Mentiras arriesgadas

Un relato fascinante que no proporciona herramientas al espectador para desentrañar el enigma

Un fotograma de la película 'El impostor'.
Un fotograma de la película 'El impostor'.

En el proceso que, poco a poco, está acercando el cine de no ficción al gran público —o, por lo menos, a un público no necesariamente minoritario— parece ir cobrando relieve un modelo de documental empeñado en mimetizar las formas del cine de ficción en sus vertientes más espectaculares. Son documentales apoyados, por regla general, en una gran historia, pero, también, intoxicados de un sentido del espectáculo lindante con el amarillismo —cuando no directamente entregado a él—, aspecto que compromete de manera más o menos grave la ética del discurso.
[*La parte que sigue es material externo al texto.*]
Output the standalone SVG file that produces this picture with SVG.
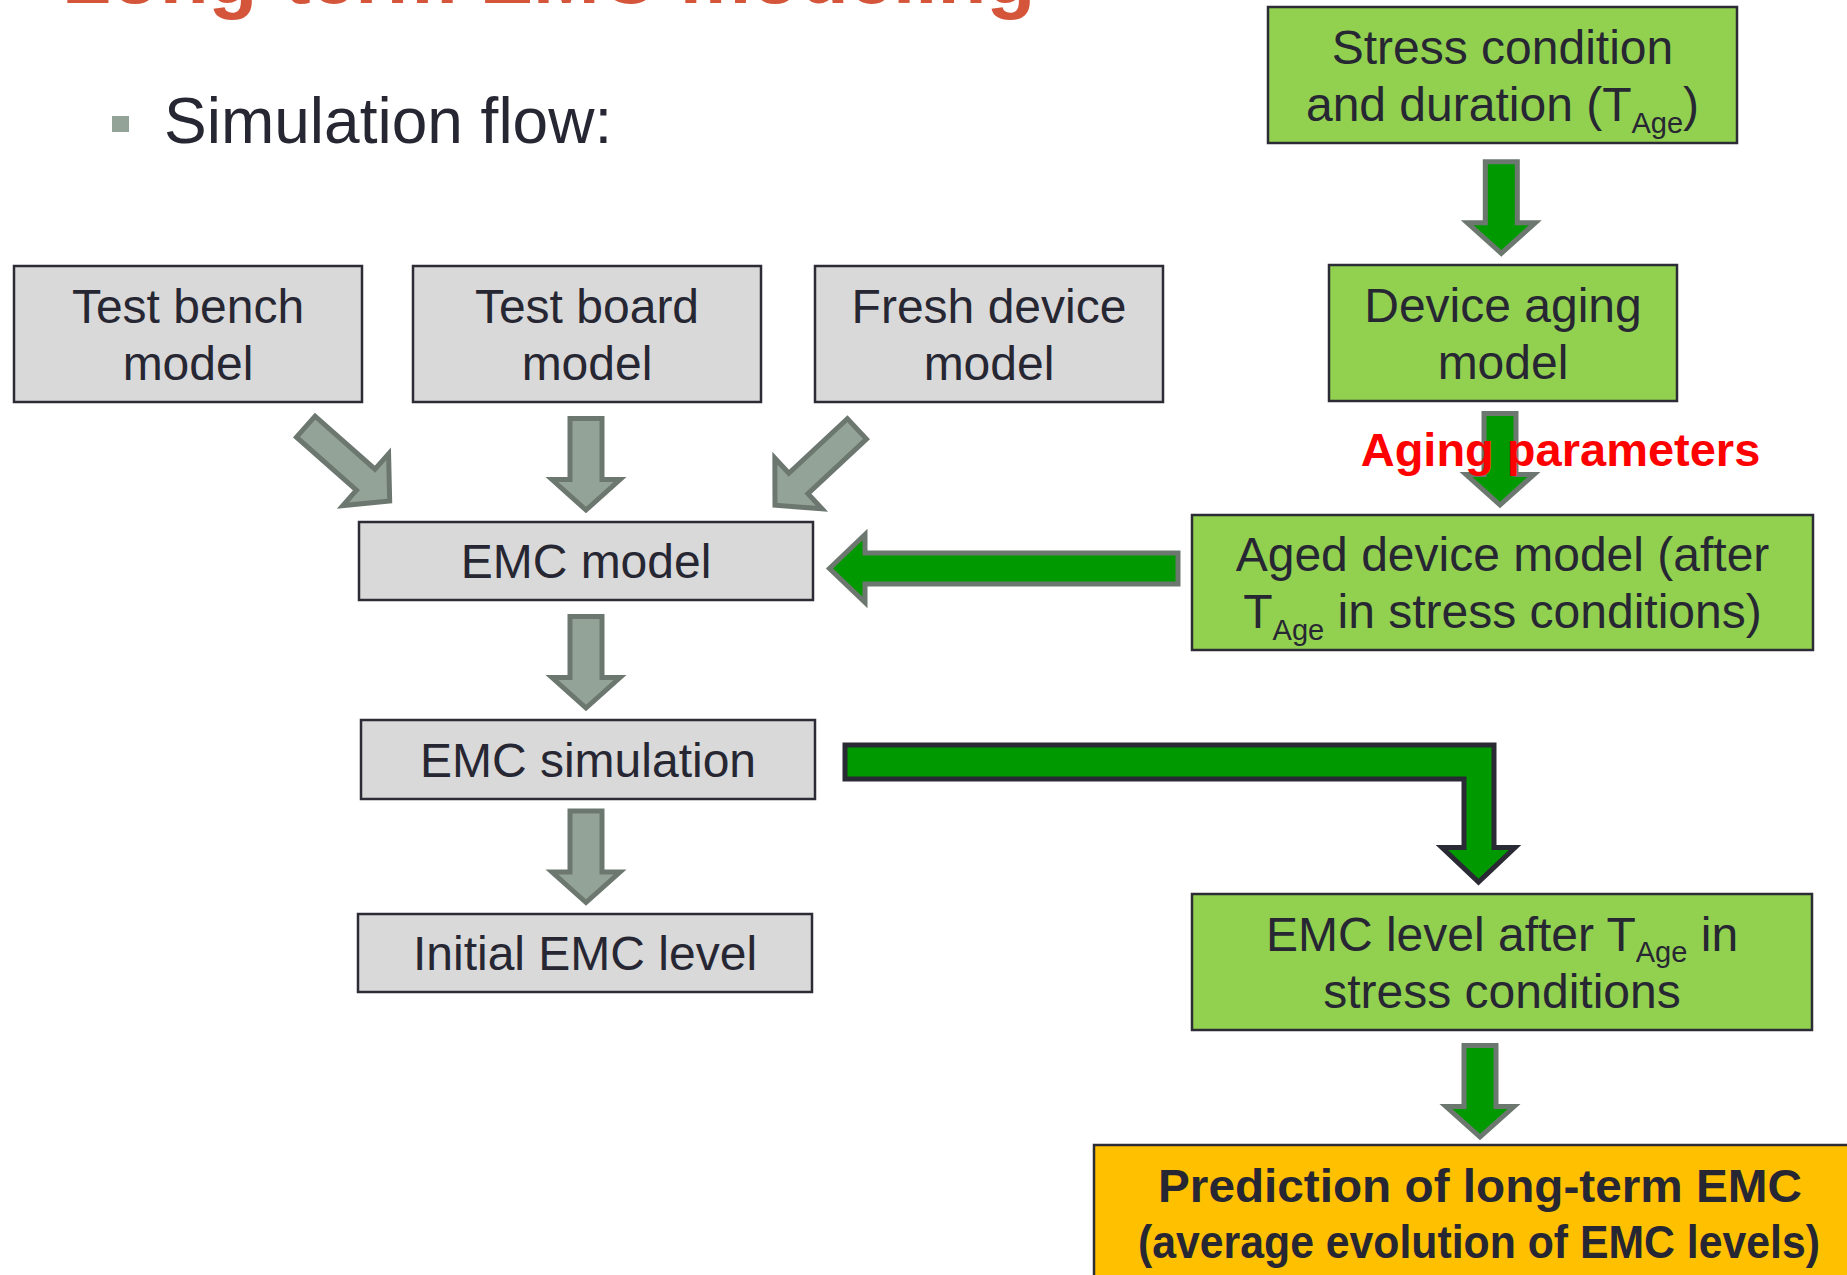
<svg xmlns="http://www.w3.org/2000/svg" width="1847" height="1275" viewBox="0 0 1847 1275">
<style>
.t{font-family:"Liberation Sans",Arial,sans-serif;font-size:48px;fill:#272733;text-anchor:middle}
.grey{fill:#D9D9D9;stroke:#2C2C36;stroke-width:2.5}
.green{fill:#92D050;stroke:#2C2C36;stroke-width:2.5}
.orange{fill:#FFC000;stroke:#2C2C36;stroke-width:2.5}
.ga{fill:#94A397;stroke:#6C786F;stroke-width:5;stroke-linejoin:miter}
.gr{fill:#009900;stroke:#6C786F;stroke-width:5;stroke-linejoin:miter}
.gl{fill:#009900;stroke:#2A2A34;stroke-width:5;stroke-linejoin:miter}
</style>
<defs>
<path id="varrow" d="M-16,0 H16 V61 H34 L0,91.5 L-34,61 H-16 Z"/>
<path id="darrow" d="M-14,0 H14 V80 H34.5 L0,112 L-34.5,80 H-14 Z"/>
</defs>
<rect width="1847" height="1275" fill="#FFFFFF"/>

<text x="62" y="2.5" font-family="'Liberation Sans',Arial,sans-serif" font-weight="bold" font-size="80" fill="#D4553A">Long-term EMC modeling</text>

<rect x="112" y="116" width="17" height="16" fill="#94A397"/>
<text x="164" y="143" font-family="'Liberation Sans',Arial,sans-serif" font-size="64" fill="#272733">Simulation flow:</text>

<g id="connectors">
  <use href="#darrow" class="ga" transform="translate(305.8,426.7) rotate(-48.5)"/>
  <use href="#varrow" class="ga" transform="translate(586,418.5)"/>
  <use href="#darrow" class="ga" transform="translate(856.9,428.9) rotate(47)"/>
  <use href="#varrow" class="ga" transform="translate(586,616.5)"/>
  <use href="#varrow" class="ga" transform="translate(586,811)"/>
  <use href="#varrow" class="gr" transform="translate(1501.3,161.8)"/>
  <use href="#varrow" class="gr" transform="translate(1500,413.5)"/>
  <use href="#varrow" class="gr" transform="translate(1480,1045.5)"/>
  <path class="gr" d="M1178,553 V584 H865 V602.5 L829.5,568.5 L865,534.5 V553 Z"/>
  <path class="gl" d="M845,745 H1494 V847.5 H1515 L1478.5,882 L1442,847.5 H1464 V779 H845 Z"/>
</g>

<g id="stress">
  <rect class="green" x="1268" y="7" width="469" height="136"/>
  <text class="t" x="1502.5" y="63.5">Stress condition</text>
  <text class="t" x="1502.5" y="120.5">and duration (T<tspan font-size="29" dy="12">Age</tspan><tspan dy="-12">)</tspan></text>
</g>

<g id="aging">
  <rect class="green" x="1329" y="265" width="348" height="136"/>
  <text class="t" x="1503" y="321.5">Device aging</text>
  <text class="t" x="1503" y="378.5">model</text>
</g>

<g id="bench">
  <rect class="grey" x="14" y="266" width="348" height="136"/>
  <text class="t" x="188" y="322.5">Test bench</text>
  <text class="t" x="188" y="379.5">model</text>
</g>

<g id="board">
  <rect class="grey" x="413" y="266" width="348" height="136"/>
  <text class="t" x="587" y="322.5">Test board</text>
  <text class="t" x="587" y="379.5">model</text>
</g>

<g id="fresh">
  <rect class="grey" x="815" y="266" width="348" height="136"/>
  <text class="t" x="989" y="322.5">Fresh device</text>
  <text class="t" x="989" y="379.5">model</text>
</g>

<g id="emcmodel">
  <rect class="grey" x="359" y="522" width="454" height="78"/>
  <text class="t" x="586" y="578">EMC model</text>
</g>

<g id="aged">
  <rect class="green" x="1192" y="515" width="621" height="135"/>
  <text class="t" x="1502.5" y="571">Aged device model (after</text>
  <text class="t" x="1502.5" y="628">T<tspan font-size="29" dy="12">Age</tspan><tspan dy="-12"> in stress conditions)</tspan></text>
</g>

<g id="label">
  <text x="1560.5" y="466" font-family="'Liberation Sans',Arial,sans-serif" font-weight="bold" font-size="47" fill="#FF0000" text-anchor="middle">Aging parameters</text>
</g>

<g id="emcsim">
  <rect class="grey" x="361" y="720" width="454" height="79"/>
  <text class="t" x="588" y="777">EMC simulation</text>
</g>

<g id="initial">
  <rect class="grey" x="358" y="914" width="454" height="78"/>
  <text class="t" x="585" y="970">Initial EMC level</text>
</g>

<g id="emclevel">
  <rect class="green" x="1192" y="894" width="620" height="136"/>
  <text class="t" x="1502" y="950.5">EMC level after T<tspan font-size="29" dy="11">Age</tspan><tspan dy="-11"> in</tspan></text>
  <text class="t" x="1502" y="1007.5">stress conditions</text>
</g>

<g id="prediction">
  <rect class="orange" x="1094" y="1145" width="772" height="160"/>
  <text x="1480" y="1201.5" font-family="'Liberation Sans',Arial,sans-serif" font-weight="bold" font-size="46" fill="#272733" text-anchor="middle" textLength="644" lengthAdjust="spacingAndGlyphs">Prediction of long-term EMC</text>
  <text x="1479" y="1258" font-family="'Liberation Sans',Arial,sans-serif" font-weight="bold" font-size="46" fill="#272733" text-anchor="middle" textLength="682" lengthAdjust="spacingAndGlyphs">(average evolution of EMC levels)</text>
</g>
</svg>
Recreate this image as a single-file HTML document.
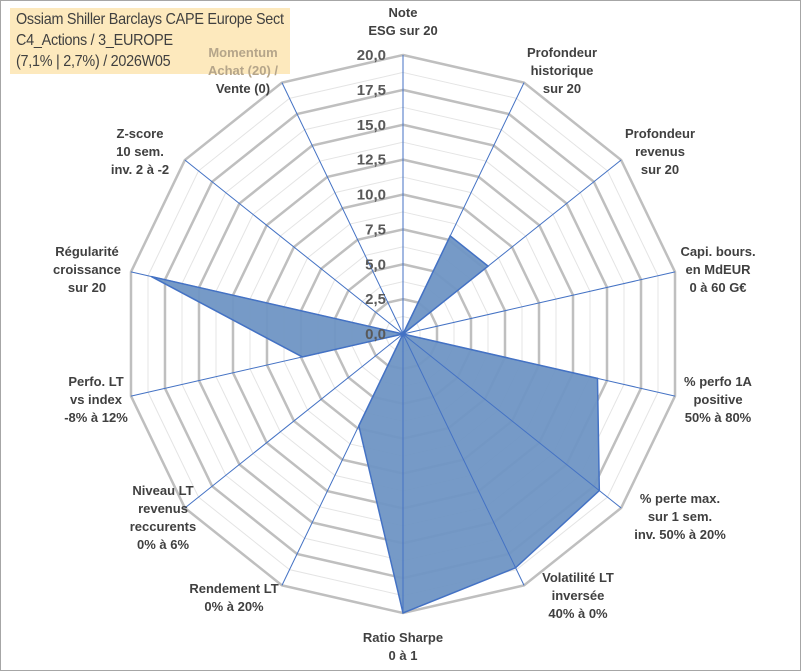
<!DOCTYPE html>
<html><head><meta charset="utf-8"><style>
body{margin:0;background:#fff;font-family:"Liberation Sans",Arial,sans-serif}
#wrap{position:relative;width:801px;height:671px;overflow:hidden;font-family:"Liberation Sans",Arial,sans-serif}
svg{position:absolute;left:0;top:0}
</style></head><body>
<div id="wrap">
<svg id="chart" width="801" height="671"></svg>
<div style="position:absolute;left:16px;top:9px;font-family:'Liberation Sans',Arial,sans-serif;font-size:16px;line-height:21px;color:#404040;letter-spacing:-0.3px;transform:scaleX(0.9);transform-origin:left top;white-space:nowrap">Ossiam Shiller Barclays CAPE Europe Sect<br>C4_Actions / 3_EUROPE<br>(7,1% | 2,7%) / 2026W05</div>
</div>
<script>
const categories=[["Note","ESG sur 20"],["Profondeur","historique","sur 20"],["Profondeur","revenus","sur 20"],["Capi. bours.","en MdEUR","0 à 60 G€"],["% perfo 1A","positive","50% à 80%"],["% perte max.","sur 1 sem.","inv. 50% à 20%"],["Volatilité LT","inversée","40% à 0%"],["Ratio Sharpe","0 à 1"],["Rendement LT","0% à 20%"],["Niveau LT","revenus","reccurents","0% à 6%"],["Perfo. LT","vs index","-8% à 12%"],["Régularité","croissance","sur 20"],["Z-score","10 sem.","inv. 2 à -2"],["Momentum","Achat (20) /","Vente (0)"]];
const values=[0,7.8,7.8,0,14.3,18,18.6,20,7.3,0,7.4,18.5,0,0];
const tickLabels=["0,0","2,5","5,0","7,5","10,0","12,5","15,0","17,5","20,0"];
const maxV=20;
const labelPos=[[403,12],[562,52],[660,133],[718,251],[718,381],[680,498],[578,577],[403,637],[234,588],[163,490],[96,381],[87,251],[140,133],[243,52]];
const NS="http://www.w3.org/2000/svg";
const svg=document.getElementById('chart');
const cx=403,cy=334,R=279,N=categories.length;
function pt(i,v){const a=i*2*Math.PI/N;const r=v/maxV*R;return [cx+r*Math.sin(a),cy-r*Math.cos(a)];}
function mk(t,attrs,parent){const e=document.createElementNS(NS,t);for(const k in attrs)e.setAttribute(k,attrs[k]);(parent||svg).appendChild(e);return e;}
let e=mk('rect',{x:0.5,y:0.5,width:800,height:670,fill:'#fff',stroke:'#a6a6a6'});


e=mk('rect',{x:10,y:8,width:280,height:66,fill:'#fde9bd'});


for(let k=1;k<16;k+=2){const v=k*1.25;const p=[];for(let i=0;i<N;i++)p.push(pt(i,v).join(','));
e=mk('polygon',{points:p.join(' '),fill:'none',stroke:'#e4e4e4','stroke-width':1});

}
for(let k=1;k<tickLabels.length;k++){const v=k*2.5;const p=[];for(let i=0;i<N;i++)p.push(pt(i,v).join(','));
e=mk('polygon',{points:p.join(' '),fill:'none',stroke:'#bfbfbf','stroke-width':2.5});

}
const sp=values.map((v,i)=>pt(i,v).join(',')).join(' ');
e=mk('polygon',{points:sp,fill:'#6f95c4',stroke:'#4472c4','stroke-width':1.5,'fill-opacity':0.95});


for(let i=0;i<N;i++){const q=pt(i,maxV);
e=mk('line',{x1:cx,y1:cy,x2:q[0],y2:q[1],stroke:'#4472c4','stroke-width':1});

}
tickLabels.forEach((t,k)=>{const y=cy-k*2.5/maxV*R;
e=mk('text',{x:386,y:y+5,'text-anchor':'end','font-size':15,'font-weight':'bold',fill:'#595959'});
e.textContent=t;

});
categories.forEach((lines,i)=>{const [x,y]=labelPos[i];
const g=mk('text',{x:x,y:y,'text-anchor':'middle','font-size':13,'font-weight':'bold',fill:'#404040'});


lines.forEach((l,j)=>{const ts=mk('tspan',{x:x,y:y+5+j*18},g);ts.textContent=l;if(i===13&&j<2)ts.setAttribute('fill','#b5a58a');});});
</script>
</body></html>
El impostor del británico Bart Layton lleva ese tipo de estrategias tan al paroxismo que se convierte, incluso, en un fascinante objeto de estudio: su tema es la impostura, pero la impostura parece ser también el principal dogma de fe de su credo estético.

EL IMPOSTOR

Dirección: Bart Layton

Intérpretes: Adam O´brien, Anna Ruben, Cathy Dresbach, Alan Teichman, Iván Villanueva.

Género: documental, Reino Unido, 2012.

Duración: 95 minutos.

Layton cuenta un relato fascinante, pero, en lugar de proporcionar las herramientas al espectador para desentrañar un enigma, decide sumar capas de simulacro al mismo, acercándose a unos registros enfáticos cercanos a esas divertidas reconstrucciones del programa Cuarto milenio que nadie debería tomarse demasiado en serio. El impostor del título es Frederic Bourdin, suplantador de identidades que da su gran golpe al hacerse pasar por el hijo perdido de una familia americana, que le acoge con los brazos abiertos, pese a las divergencias de aspecto y edad con el desaparecido. Layton convierte a Bourdin en cómplice de su virtuoso juego, sincronizando sus palabras a cámara con gestos del actor que interpreta su papel en los fragmentos dramatizados. El cineasta llega hasta tal punto a fundirse con su objeto de estudio que la película acaba sugiriendo, con más placer por el giro de guion que compromiso con la ambigüedad, dando validez a lo que quizá no fue más que una cortina de humo creada por el propio Bourdin.